» Instructions to follow: Could you write out the opening lines of the data, word for word, stopping after the line that contains "minimum height=90pt] (k1)"?

▬▬▬▬▬▬

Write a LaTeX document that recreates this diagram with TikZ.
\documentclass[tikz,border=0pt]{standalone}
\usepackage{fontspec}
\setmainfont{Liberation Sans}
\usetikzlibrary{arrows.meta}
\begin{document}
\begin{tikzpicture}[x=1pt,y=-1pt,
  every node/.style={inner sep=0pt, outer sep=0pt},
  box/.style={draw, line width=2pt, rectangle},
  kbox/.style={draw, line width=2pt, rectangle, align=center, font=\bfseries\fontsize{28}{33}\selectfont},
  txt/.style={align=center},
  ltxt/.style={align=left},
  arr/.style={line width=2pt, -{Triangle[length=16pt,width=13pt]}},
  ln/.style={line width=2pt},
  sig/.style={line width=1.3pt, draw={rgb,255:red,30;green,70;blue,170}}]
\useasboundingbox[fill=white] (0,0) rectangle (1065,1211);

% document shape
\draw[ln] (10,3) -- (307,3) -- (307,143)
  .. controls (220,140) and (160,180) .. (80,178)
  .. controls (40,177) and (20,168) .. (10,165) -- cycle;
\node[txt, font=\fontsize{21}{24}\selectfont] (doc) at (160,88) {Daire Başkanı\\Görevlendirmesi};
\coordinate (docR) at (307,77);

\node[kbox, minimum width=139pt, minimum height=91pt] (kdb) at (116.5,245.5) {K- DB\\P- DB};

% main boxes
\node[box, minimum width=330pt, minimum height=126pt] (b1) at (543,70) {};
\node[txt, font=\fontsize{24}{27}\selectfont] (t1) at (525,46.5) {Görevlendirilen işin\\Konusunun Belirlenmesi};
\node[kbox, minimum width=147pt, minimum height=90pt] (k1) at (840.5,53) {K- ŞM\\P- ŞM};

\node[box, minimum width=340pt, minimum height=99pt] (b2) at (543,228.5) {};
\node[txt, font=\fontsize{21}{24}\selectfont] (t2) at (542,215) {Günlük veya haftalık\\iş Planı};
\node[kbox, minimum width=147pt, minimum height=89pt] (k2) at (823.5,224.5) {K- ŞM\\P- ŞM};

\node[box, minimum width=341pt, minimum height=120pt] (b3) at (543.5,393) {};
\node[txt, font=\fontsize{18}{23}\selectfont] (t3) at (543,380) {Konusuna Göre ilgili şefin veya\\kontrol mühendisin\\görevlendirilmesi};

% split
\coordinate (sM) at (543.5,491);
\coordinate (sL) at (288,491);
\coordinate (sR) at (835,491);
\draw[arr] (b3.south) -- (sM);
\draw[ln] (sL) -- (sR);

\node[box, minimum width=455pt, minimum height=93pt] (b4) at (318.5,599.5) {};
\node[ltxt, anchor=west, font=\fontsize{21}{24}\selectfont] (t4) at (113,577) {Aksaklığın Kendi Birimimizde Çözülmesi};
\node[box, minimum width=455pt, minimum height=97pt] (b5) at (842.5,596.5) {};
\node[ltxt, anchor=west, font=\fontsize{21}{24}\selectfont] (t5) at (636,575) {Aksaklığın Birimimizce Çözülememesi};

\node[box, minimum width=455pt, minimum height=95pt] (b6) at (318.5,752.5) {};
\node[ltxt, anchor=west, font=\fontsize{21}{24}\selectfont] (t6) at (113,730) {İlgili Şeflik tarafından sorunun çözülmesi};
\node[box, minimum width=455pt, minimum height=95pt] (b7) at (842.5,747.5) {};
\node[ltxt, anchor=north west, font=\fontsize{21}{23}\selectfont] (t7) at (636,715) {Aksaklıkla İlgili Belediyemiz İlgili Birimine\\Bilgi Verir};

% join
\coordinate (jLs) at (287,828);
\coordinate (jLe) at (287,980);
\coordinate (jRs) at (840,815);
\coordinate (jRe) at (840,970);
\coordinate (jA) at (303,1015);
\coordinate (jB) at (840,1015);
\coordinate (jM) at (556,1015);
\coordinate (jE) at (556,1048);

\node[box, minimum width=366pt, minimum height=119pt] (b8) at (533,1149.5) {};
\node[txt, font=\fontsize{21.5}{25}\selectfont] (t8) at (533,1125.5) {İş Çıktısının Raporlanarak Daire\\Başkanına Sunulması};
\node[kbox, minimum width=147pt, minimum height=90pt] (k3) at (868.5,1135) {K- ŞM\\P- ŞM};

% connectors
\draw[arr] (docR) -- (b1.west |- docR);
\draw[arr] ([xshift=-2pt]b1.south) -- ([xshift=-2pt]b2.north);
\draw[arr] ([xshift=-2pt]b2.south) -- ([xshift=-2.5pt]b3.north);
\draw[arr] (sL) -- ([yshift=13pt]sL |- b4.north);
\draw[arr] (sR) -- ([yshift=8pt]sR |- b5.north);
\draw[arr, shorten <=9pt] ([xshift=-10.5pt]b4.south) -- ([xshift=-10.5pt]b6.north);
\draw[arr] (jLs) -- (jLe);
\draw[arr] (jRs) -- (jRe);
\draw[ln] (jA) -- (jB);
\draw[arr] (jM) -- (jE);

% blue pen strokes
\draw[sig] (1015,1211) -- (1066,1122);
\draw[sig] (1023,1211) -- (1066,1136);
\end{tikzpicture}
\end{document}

▬▬▬▬▬▬

» Written solution:
Write a LaTeX document that recreates this diagram with TikZ.
\documentclass[tikz,border=0pt]{standalone}
\usepackage{fontspec}
\setmainfont{Liberation Sans}
\usetikzlibrary{arrows.meta}
\begin{document}
\begin{tikzpicture}[x=1pt,y=-1pt,
  every node/.style={inner sep=0pt, outer sep=0pt},
  box/.style={draw, line width=2pt, rectangle},
  kbox/.style={draw, line width=2pt, rectangle, align=center, font=\bfseries\fontsize{28}{33}\selectfont},
  txt/.style={align=center},
  ltxt/.style={align=left},
  arr/.style={line width=2pt, -{Triangle[length=16pt,width=13pt]}},
  ln/.style={line width=2pt},
  sig/.style={line width=1.3pt, draw={rgb,255:red,30;green,70;blue,170}}]
\useasboundingbox[fill=white] (0,0) rectangle (1065,1211);

% document shape
\draw[ln] (10,3) -- (307,3) -- (307,143)
  .. controls (220,140) and (160,180) .. (80,178)
  .. controls (40,177) and (20,168) .. (10,165) -- cycle;
\node[txt, font=\fontsize{21}{24}\selectfont] (doc) at (160,88) {Daire Başkanı\\Görevlendirmesi};
\coordinate (docR) at (307,77);

\node[kbox, minimum width=139pt, minimum height=91pt] (kdb) at (116.5,245.5) {K- DB\\P- DB};

% main boxes
\node[box, minimum width=330pt, minimum height=126pt] (b1) at (543,70) {};
\node[txt, font=\fontsize{24}{27}\selectfont] (t1) at (525,46.5) {Görevlendirilen işin\\Konusunun Belirlenmesi};
\node[kbox, minimum width=147pt, minimum height=90pt] (k1) at (840.5,53) {K- ŞM\\P- ŞM};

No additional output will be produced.